On the positive side, the legal profession has codified laws and drafted constitutions of many countries, giving recourse to the weak and oppressed against the powerful and privileged. The profession has played a critical role from civil rights (as exemplified in Rosa Parks Vs Alabama) to education (for example Clarence Darrow who defended Scopes for teaching evolution in Tennessee). Even in healthcare lawyers have done the society a favor by siding with physicians against big tobacco.
On the negative side, the mercenary behavior of some lawyers has left the reputation of the field in tatters, with lawyers now occupying a status in society only a notch above bankers, stock market analysts and politicians (at least for the time being). Few would claim that F. Lee Bailey or Johnny Cochran had anything more sublime than dollars in mind when they took up the cudgels on behalf of OJ Simpson. Armed with the knowledge of laws that they often drafted, they can tie up businesses and individuals in a vicious legal entangles that lead to the destruction of businesses and persons. It is therefore not surprising that a study described in Investors Business Daily concluded that lawyers constitute the only section of society that actually decreases the gross domestic product of a country.

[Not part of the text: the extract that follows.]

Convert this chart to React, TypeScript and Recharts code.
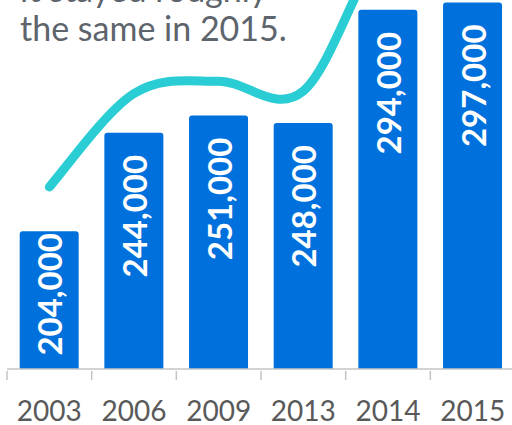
import { Bar, Line, XAxis, YAxis, LabelList, ComposedChart } from 'recharts'

const years = ['2003', '2006', '2009', '2013', '2014', '2015']
const workers = [204000, 244000, 251000, 248000, 294000, 297000]
const trend = [222000, 260000, 265000, 261000, 322000, 330000]

const data = years.map((year, i) => ({ year, workers: workers[i], trend: trend[i] }))

const BAR_BLUE = '#0071DC'
const TEAL = '#29CDD3'
const FONT = 'Lato, "Open Sans", sans-serif'

// office-style smoothed line (catmull-rom through every point)
function smoothCurve(context: any) {
  let pts: [number, number][] = []
  return {
    areaStart() {},
    areaEnd() {},
    lineStart() {
      pts = []
    },
    point(x: number, y: number) {
      pts.push([+x, +y])
    },
    lineEnd() {
      if (!pts.length) return
      context.moveTo(pts[0][0], pts[0][1])
      for (let i = 0; i < pts.length - 1; i++) {
        const p0 = pts[i - 1] ?? pts[i]
        const p1 = pts[i]
        const p2 = pts[i + 1]
        const p3 = pts[i + 2] ?? pts[i + 1]
        context.bezierCurveTo(
          p1[0] + (p2[0] - p0[0]) / 6,
          p1[1] + (p2[1] - p0[1]) / 6,
          p2[0] - (p3[0] - p1[0]) / 6,
          p2[1] - (p3[1] - p1[1]) / 6,
          p2[0],
          p2[1],
        )
      }
    },
  }
}

function YearTick(props: any) {
  const { x, y, payload } = props
  const half = payload?.offset ?? 42
  return (
    <g>
      <line x1={x - half} x2={x - half} y1={y} y2={y + 9} stroke="#c4c4c4" strokeWidth={1.5} />
      <text x={x} y={y + 50} textAnchor="middle" fontSize={28} fontFamily={FONT} fill="#595959">
        {payload.value}
      </text>
    </g>
  )
}

function ValueLabel(props: any) {
  const { x, y, width, height, value } = props
  const cx = x + width / 2
  const gap = Math.min(22, height - 136)
  const ty = y + gap
  return (
    <text
      x={cx}
      y={ty}
      transform={`rotate(-90 ${cx} ${ty})`}
      textAnchor="end"
      dominantBaseline="central"
      fontSize={33}
      fontWeight={700}
      fontFamily={FONT}
      fill="#ffffff"
    >
      {Number(value).toLocaleString('en-US')}
    </text>
  )
}

export default function App() {
  return (
    <div style={{ position: 'absolute', left: 0, top: 0, width: 512, height: 425, overflow: 'hidden', background: '#fff' }}>
      <ComposedChart
        width={515}
        height={425}
        data={data}
        margin={{ top: 0, right: 0, bottom: 0, left: 7 }}
        barCategoryGap="15%"
      >
        <XAxis
          dataKey="year"
          height={56}
          axisLine={{ stroke: '#c4c4c4', strokeWidth: 1.5 }}
          tickLine={false}
          tickSize={0}
          tick={<YearTick />}
          interval={0}
        />
        <YAxis hide domain={[148000, 298000]} allowDataOverflow />
        <Bar dataKey="workers" fill={BAR_BLUE} radius={[3, 3, 0, 0]} isAnimationActive={false}>
          <LabelList dataKey="workers" content={<ValueLabel />} />
        </Bar>
        <Line
          dataKey="trend"
          type={smoothCurve as any}
          stroke={TEAL}
          strokeWidth={9}
          strokeLinecap="round"
          dot={false}
          activeDot={false}
          isAnimationActive={false}
        />
      </ComposedChart>
      <div
        style={{
          position: 'absolute',
          left: 20,
          top: -31,
          fontFamily: FONT,
          fontSize: 34,
          lineHeight: '39px',
          color: '#5d646c',
          whiteSpace: 'nowrap',
        }}
      >
        it stayed roughly
        <br />
        the same in 2015.
      </div>
    </div>
  )
}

Lawyers on the whole have done the most damage to the medical profession and ultimately to the supposed beneficiaries, the patients. The litigation threat has affected trust between physician and patient. Medical care should be driven by patient-physician respect, not by actions of lawyers. How can this rapport be established if the physician wonders about every patient being a walking lawsuit?
Dragging a physician to court for every perceived mistake, however small or understandable, has led to defensive medicine wherein all kinds of tests are ordered to avoid the remotest possibility of overlooking something. A physician should not have to conduct tests s/he does not think
necessary but has to simply because it could be used against her or him in court.A physician undertakes therapeutic interventions that s/he considers best for the patient. However, every medication or procedure has side effects or interactions that can be unforeseen and serious. A physician should explain the most likely and the rare but serious possible adverse outcomes. But it is impossible to list every single reaction for every single intervention and the physician cannot be held accountable.
It cannot be denied that medical mistakes are made, some egregious, for which the victim or patient should be compensated. However, there is no reason why that compensation should drive the average physician out of business by virtue of raising insurance premiums to ridiculous levels.
Tort reform has already been proposed to correct this anomalous situation, placing limits on payment for “pain and suffering”. However, to redress the balance, here are some other remedies that could be applied
- Lawyers should be liable for cases they lose by paying court cost and time spent by the defending physician. This should decrease frivolous lawsuits.
- Lawyers should not be paid a contingency of 30% - 50%, as is the case now. That amount should be reduced to not more than 10% of final settlement as has been proposed in Florida. Financial incentive should not be a driving force here, genuine concern for the litigant should.
- Lawyers who file more than a pre-specified number/percentage of frivolous lawsuits should be barred, just as doctors who commit medical fraud are de-licensed.
- Juries should be comprised of peers of physicians, nurses, and physical therapists, and physician’s assistants, under the supervision of judges. Juries should not comprise of those not intimately familiar with medical profession since they do not have the required knowledge to judge the appropriateness of medical care.
- Tort reform should also address a limit to malpractice claims, as is in Texas now.
Maybe when all the above changes are made, medical care will switch back to caring doctors and not sue-happy lawyers.